A partir das primeiras análises do corpus, foi possível montar a seguinte tabela sobre as variações do fenômeno em estudo, levando-se em consideração graus de proximidade do SN ao gerúndio:

Categoria

Nº de Ocorrências

SN + gerúndio Exemplo: uma garota usando um biquini

18

SN + pausa + gerúndio Exemplo: ... trabalhando o pé ... a ponta de pé ... aquecendo

01

SN + pausa + marcador + gerúndio Exemplo: moleque ... né? andando assim

01

SN + circunstanciador + gerúndio Exemplo: há um processo de oxigenação no cérebro trazendo uma sensação ...

01

SN + Vb intransitivo + gerúndio Exemplo: todo mundo voltou dançando.

01

SN + circunstanciadorl + pausa + gerúndio Exemplo: o nascente do sol ali ... nascendo lá embaixo

01

SN + maiores constituintes + gerúndio Exemplo: lá a gente senta ... conversa com os nossos colegas ... vê gente nova ... lancha ... sempre conversando ...

01

Total

24

 

Observou-se que o uso das adjetivas reduzidas de gerúndio é bem restrito entre os informantes. Pode-se talvez considerar este uso, segundo os pressupostos funcionalistas, como uma forma marcada da língua, face ao padrão não-marcado, representado basicamente pelas adjetivas desenvolvidas, principalmente as restritivas.

Os subprincípios de iconicidade, sobretudo o de proximidade, poderá auxiliar na interpretação dos níveis de integração das reduzidas, conforme a proposta de escalaridade que começamos a esboçar.

Contudo, é prematuro qualquer comentário mais conclusivo, pois a catalogação e a análise dos dados ainda está em fase inicial. Nesse sentido, entre as próximas etapas da pesquisa, está previsto o acréscimo de outros corpora da região metropolitana do Rio de Janeiro, incluindo-se nesse conjunto materiais escritos (textos jornalísticos) e falados (diálogos do Projeto NURC/RJ), buscando não só levantar a freqüência deste fenômeno na atividade comunicativa, como apontar seus níveis/estágios de integração e a motivação pragmático-comunicativa dos mesmos.

 

Referências bibliográficas

ABRAÇADO, Jussara, VOTRE, Sebastião, OLIVEIRA, Mariângela Rios de, CARDOZO, Vanda. A ordenação vocabular do português sob a perspectiva do funcionalismo americano. In: Cadernos de Letras. 1º semestre 1997, V. 14. Niterói : Universidade Federal Fluminense, Instituto de Letras.

BECHARA, Evanildo. Lições de português pela análise sintática. Rio de Janeiro : Padrão, 1983.

MACEDO, Alzira Verthein Tavares de. Funcionalismo in Revista Veredas. Juiz de Fora : EDUFJF, 1998. V 1, nº 2 - jan/jun 1998.

MARTELOTTA, Mário, VOTRE, Sebastião, CEZARIO, Maria Maura.
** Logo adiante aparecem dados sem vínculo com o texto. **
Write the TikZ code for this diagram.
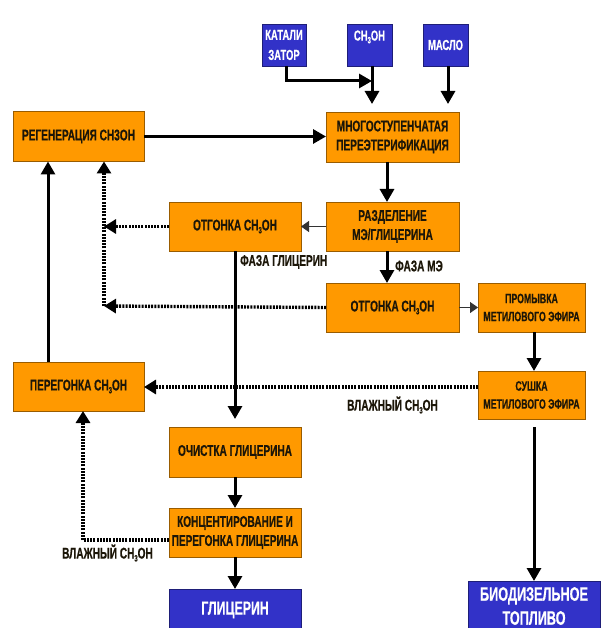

Gramaticalização no português do Brasil: uma abordagem funcional. Rio de Janeiro : Tempo Brasileiro: UFRJ, Departamento de Lingüística e Filologia, 1996.
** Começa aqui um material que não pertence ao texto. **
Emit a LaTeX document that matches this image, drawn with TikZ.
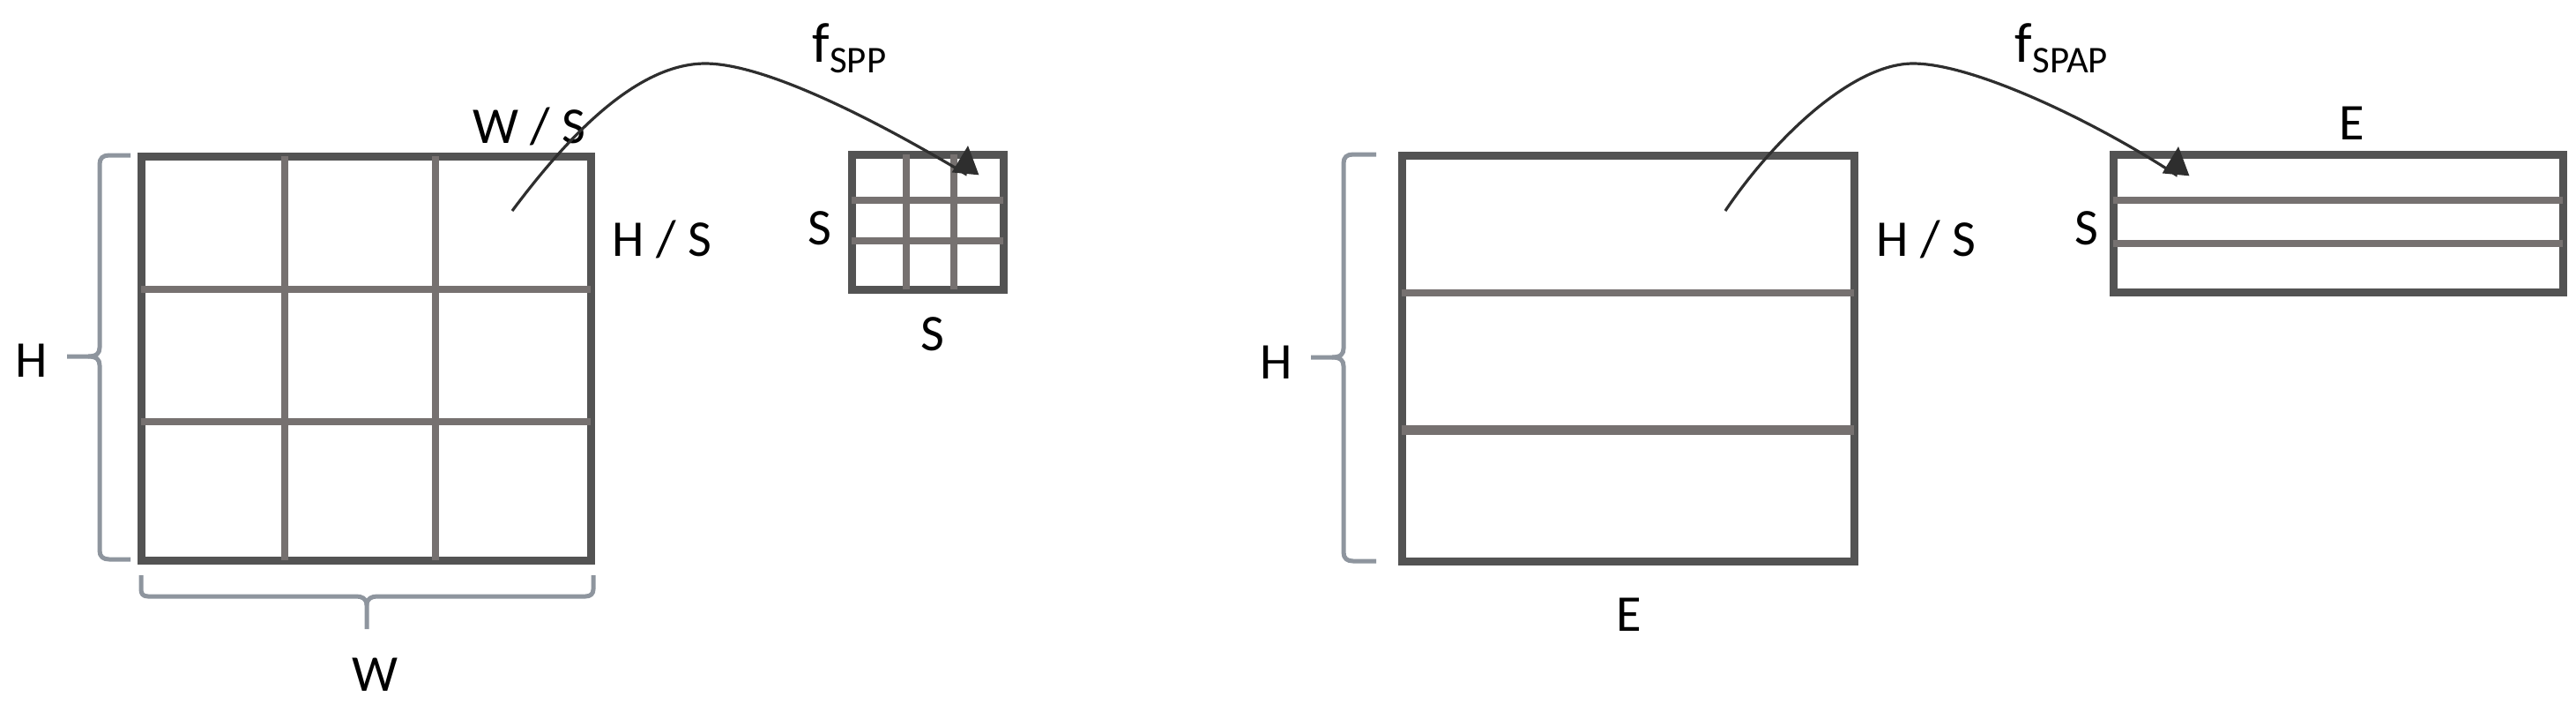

VOTRE, Sebastião e OLIVEIRA, Mariangela Rios (org.). A língua falada e escrita na cidade de Niterói. Rio de Janeiro: Grupo de Estudos Discurso & Gramática : Departamento de Letras Clássicas e Vernáculas, Instituto de Letras, Universidade Federal Fluminense, 2000.

VOTRE, Sebastião et all. Marcação e iconicidade na gramaticalização de construções complexas. Niterói : Revista Gragoatá. 2º Semestre/1998.